Seit anderthalb Jahren beschäftigt sich Ilse Friis mit nordschleswigschen Frauenschicksalen während der Zeit des Nationalsozialismus.

„Über Taten und Untaten der Männer wurde und wird immer noch viel geschrieben. Wir, die Ehrenamtlichen im Archiv, mussten feststellen, dass es über die Frauen sehr wenig, ja fast nichts gibt“, so Ilse Friis. 

„Vor anderthalb Jahren stellte sich die Frage, ob ich da ein wenig graben sollte. Und Hauke sagte: Mach mal, so 12 bis 15 interessante Frauenschicksale wirst du ja wohl finden. Ihr könnt jetzt gut und gerne eine Null dranhängen“, so Ilse Friis über die Menge an interessanten Lebensläufen von Nordschleswigerinnen im Zweiten Weltkrieg, die ihr beim Sichten im Archiv des Museums aufgefallen waren.

Als Fremdsprachenkorrespondentin zur SS

Für den Vortrag in Sonderburg hatte sie einige Frauenschicksale aus der Stadt am Alsensund (Alssund) dabei.

So sprach sie über die in Sonderburg aufgewachsene Sekretärin Ottilie M., die als gelernte Fremdsprachenkorrespondentin ab November 1942 im Berliner SS-Hauptamt arbeitete. Dort übersetzte sie aus dem Dänischen und dem Norwegischen.   

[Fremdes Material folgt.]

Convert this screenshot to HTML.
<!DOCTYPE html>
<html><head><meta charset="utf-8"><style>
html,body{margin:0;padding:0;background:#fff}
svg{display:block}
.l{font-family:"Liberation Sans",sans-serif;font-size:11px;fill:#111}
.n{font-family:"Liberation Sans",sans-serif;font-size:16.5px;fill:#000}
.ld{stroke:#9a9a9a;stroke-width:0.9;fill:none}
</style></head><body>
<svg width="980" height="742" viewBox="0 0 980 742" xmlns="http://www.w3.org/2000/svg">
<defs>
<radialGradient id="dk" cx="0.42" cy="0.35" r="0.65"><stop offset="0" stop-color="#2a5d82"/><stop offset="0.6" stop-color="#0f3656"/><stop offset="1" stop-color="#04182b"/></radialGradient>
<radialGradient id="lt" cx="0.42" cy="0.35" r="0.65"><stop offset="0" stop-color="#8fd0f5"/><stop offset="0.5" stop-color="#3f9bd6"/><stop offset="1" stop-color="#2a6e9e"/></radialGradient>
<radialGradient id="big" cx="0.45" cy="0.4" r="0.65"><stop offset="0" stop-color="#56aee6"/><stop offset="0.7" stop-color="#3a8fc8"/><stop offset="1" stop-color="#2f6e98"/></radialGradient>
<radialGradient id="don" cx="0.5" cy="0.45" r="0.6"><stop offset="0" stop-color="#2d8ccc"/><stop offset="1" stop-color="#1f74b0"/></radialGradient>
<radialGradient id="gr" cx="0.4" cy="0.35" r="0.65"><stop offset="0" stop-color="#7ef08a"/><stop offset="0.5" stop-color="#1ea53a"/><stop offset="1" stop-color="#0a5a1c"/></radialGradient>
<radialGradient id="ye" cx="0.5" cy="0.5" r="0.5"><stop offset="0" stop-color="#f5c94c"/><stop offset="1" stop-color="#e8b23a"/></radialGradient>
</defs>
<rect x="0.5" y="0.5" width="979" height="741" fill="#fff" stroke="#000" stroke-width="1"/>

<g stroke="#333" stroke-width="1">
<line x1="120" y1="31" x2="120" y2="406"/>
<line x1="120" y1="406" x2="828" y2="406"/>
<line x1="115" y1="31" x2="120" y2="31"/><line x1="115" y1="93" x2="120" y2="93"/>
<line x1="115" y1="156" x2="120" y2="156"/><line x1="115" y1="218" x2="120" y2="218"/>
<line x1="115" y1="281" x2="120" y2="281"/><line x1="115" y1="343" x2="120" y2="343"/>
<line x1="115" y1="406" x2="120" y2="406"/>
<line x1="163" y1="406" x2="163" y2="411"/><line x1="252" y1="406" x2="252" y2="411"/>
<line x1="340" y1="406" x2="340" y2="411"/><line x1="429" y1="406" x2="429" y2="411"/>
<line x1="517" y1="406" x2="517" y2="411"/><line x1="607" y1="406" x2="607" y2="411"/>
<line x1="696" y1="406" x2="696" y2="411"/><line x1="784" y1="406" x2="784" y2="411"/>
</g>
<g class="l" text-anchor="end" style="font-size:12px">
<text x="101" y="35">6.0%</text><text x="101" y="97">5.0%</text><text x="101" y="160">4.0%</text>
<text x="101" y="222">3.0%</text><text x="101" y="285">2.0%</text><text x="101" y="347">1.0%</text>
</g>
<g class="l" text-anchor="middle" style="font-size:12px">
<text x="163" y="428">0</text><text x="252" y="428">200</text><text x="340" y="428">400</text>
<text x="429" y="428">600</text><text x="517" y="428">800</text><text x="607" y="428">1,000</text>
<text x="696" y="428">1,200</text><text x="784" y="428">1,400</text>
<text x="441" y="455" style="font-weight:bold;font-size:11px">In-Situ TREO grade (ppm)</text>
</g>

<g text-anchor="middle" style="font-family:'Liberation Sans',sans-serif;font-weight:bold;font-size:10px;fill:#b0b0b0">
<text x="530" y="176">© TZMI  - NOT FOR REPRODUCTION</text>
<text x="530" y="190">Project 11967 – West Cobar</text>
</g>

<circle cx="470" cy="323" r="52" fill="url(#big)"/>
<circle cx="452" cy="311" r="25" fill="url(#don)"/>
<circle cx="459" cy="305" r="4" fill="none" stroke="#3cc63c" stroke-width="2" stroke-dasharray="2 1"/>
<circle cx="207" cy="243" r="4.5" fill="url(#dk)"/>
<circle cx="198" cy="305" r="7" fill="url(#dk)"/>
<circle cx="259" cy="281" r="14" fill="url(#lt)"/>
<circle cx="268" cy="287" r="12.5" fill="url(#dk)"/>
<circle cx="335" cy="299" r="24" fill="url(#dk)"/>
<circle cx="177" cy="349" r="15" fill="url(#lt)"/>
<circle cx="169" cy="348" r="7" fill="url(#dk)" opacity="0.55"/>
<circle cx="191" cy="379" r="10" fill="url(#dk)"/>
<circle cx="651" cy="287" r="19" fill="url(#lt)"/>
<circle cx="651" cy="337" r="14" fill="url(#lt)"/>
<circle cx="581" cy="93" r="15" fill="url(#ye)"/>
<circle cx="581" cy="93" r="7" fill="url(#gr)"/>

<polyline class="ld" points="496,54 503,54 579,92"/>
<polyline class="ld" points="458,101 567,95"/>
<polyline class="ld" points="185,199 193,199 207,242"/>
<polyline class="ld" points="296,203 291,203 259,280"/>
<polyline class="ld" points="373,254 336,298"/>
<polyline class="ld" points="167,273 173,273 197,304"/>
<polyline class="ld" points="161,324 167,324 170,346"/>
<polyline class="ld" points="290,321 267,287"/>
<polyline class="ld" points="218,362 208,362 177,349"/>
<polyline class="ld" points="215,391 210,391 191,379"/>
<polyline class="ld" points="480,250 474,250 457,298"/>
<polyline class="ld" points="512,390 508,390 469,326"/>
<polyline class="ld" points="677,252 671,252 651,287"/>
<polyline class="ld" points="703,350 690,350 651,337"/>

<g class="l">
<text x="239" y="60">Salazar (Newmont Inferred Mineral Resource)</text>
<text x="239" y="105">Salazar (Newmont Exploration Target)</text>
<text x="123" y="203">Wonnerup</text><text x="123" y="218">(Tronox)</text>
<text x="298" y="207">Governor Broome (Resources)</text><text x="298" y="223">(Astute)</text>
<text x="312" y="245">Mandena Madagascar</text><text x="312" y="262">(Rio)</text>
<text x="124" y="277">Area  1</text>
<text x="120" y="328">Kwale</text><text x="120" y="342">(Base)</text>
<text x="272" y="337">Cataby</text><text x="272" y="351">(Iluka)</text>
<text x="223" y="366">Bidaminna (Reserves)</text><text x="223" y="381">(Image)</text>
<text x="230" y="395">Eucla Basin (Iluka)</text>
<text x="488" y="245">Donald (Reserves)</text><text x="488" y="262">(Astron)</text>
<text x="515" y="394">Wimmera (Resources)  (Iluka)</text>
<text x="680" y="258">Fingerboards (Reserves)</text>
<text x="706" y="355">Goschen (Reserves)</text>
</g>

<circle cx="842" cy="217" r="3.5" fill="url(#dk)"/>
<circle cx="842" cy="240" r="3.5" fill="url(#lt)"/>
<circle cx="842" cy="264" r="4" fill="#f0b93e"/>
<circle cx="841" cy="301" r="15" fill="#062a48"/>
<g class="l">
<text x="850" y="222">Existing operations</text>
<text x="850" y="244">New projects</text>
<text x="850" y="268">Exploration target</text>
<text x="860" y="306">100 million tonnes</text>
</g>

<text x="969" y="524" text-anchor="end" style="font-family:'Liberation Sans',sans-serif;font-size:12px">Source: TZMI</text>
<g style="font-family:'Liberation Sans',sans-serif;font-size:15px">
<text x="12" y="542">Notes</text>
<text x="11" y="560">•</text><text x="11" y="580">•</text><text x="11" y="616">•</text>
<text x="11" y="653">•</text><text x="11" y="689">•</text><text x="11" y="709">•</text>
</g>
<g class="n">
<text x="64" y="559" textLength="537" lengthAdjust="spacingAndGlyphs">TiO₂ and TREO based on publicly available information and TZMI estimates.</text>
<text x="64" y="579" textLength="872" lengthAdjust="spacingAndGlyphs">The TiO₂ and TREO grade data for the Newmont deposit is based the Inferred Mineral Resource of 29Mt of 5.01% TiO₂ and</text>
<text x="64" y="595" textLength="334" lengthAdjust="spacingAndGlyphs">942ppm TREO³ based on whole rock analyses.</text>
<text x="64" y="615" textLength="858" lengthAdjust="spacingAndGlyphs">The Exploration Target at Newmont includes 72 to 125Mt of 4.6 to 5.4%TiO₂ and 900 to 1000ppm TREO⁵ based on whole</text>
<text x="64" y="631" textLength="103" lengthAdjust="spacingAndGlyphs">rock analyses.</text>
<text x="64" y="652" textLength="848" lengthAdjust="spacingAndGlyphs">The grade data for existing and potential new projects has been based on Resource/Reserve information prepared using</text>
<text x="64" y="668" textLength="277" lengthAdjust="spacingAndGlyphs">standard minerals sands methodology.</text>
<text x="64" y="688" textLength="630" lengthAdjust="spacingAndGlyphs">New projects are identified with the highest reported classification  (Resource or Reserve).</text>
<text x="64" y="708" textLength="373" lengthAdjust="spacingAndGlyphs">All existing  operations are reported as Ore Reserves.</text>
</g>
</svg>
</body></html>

Ilse Friis hat die Lebensläufe der Frauen in sieben Kategorien aufgeteilt, wie diese Projektion an der Wand zeigt. Foto: Sara Eskildsen

Als sie im April 1945 zu ihrer Schwester nach Jündewatt (Jyndevad) zurückkehrte, wurde sie von einem Familienmitglied angezeigt. „Sie wurde nach Kopenhagen gebracht, weil sie in Kopenhagen für das SS-Ersatzkommando gearbeitet hatte“, erläuterte Ilse Friis.

„Die Anklage lautete, sie habe für Himmler gearbeitet und für Dr. Værnet übersetzt“, so Friis. Doktor Værnet experimentierte im Zweiten Weltkrieg mit Hormontherapien an Homosexuellen.

Freispruch durch das Höchstgericht

Ottilie M. wird zunächst zu anderthalb Jahren Haft verurteilt, legt gegen das Urteil aber Einspruch ein. Sie gibt zu, für fünf Tage in Prag für Dr. Værnet übersetzt zu haben, Himmler habe sie jedoch nie gesehen. In zweiter Instanz wird ihre Strafe auf ein Jahr und acht Monate erhöht. Doch die Fremdsprachenkorrespondentin legt erneut Berufung ein – und das dänische Höchstgericht spricht sie am Ende frei.

„Die Familie hat uns freundlicherweise ein Fotoalbum überlassen, und die Tochter erzählte, dass die Mutter geschwärmt hat von den Jahren in Berlin.“

Museumsleiter Hauke Grella begrüßte die Referentin zu Beginn. Im Anschluss des Vortrags lud das Museum zur Suppe ein. Foto: Sara Eskildsen

Ein anderes Frauenschicksal war das von Theodora Valentiner. Einer jener „Gegnerinnen“, wie Ilse Friis sie nennt. Geboren in Hamburg, zog sie 1894 mit der Familie nach Sonderburg in die Rosenstraße, nach dem Tod des Vaters zog die Familie in die Villa am Asylvej 9.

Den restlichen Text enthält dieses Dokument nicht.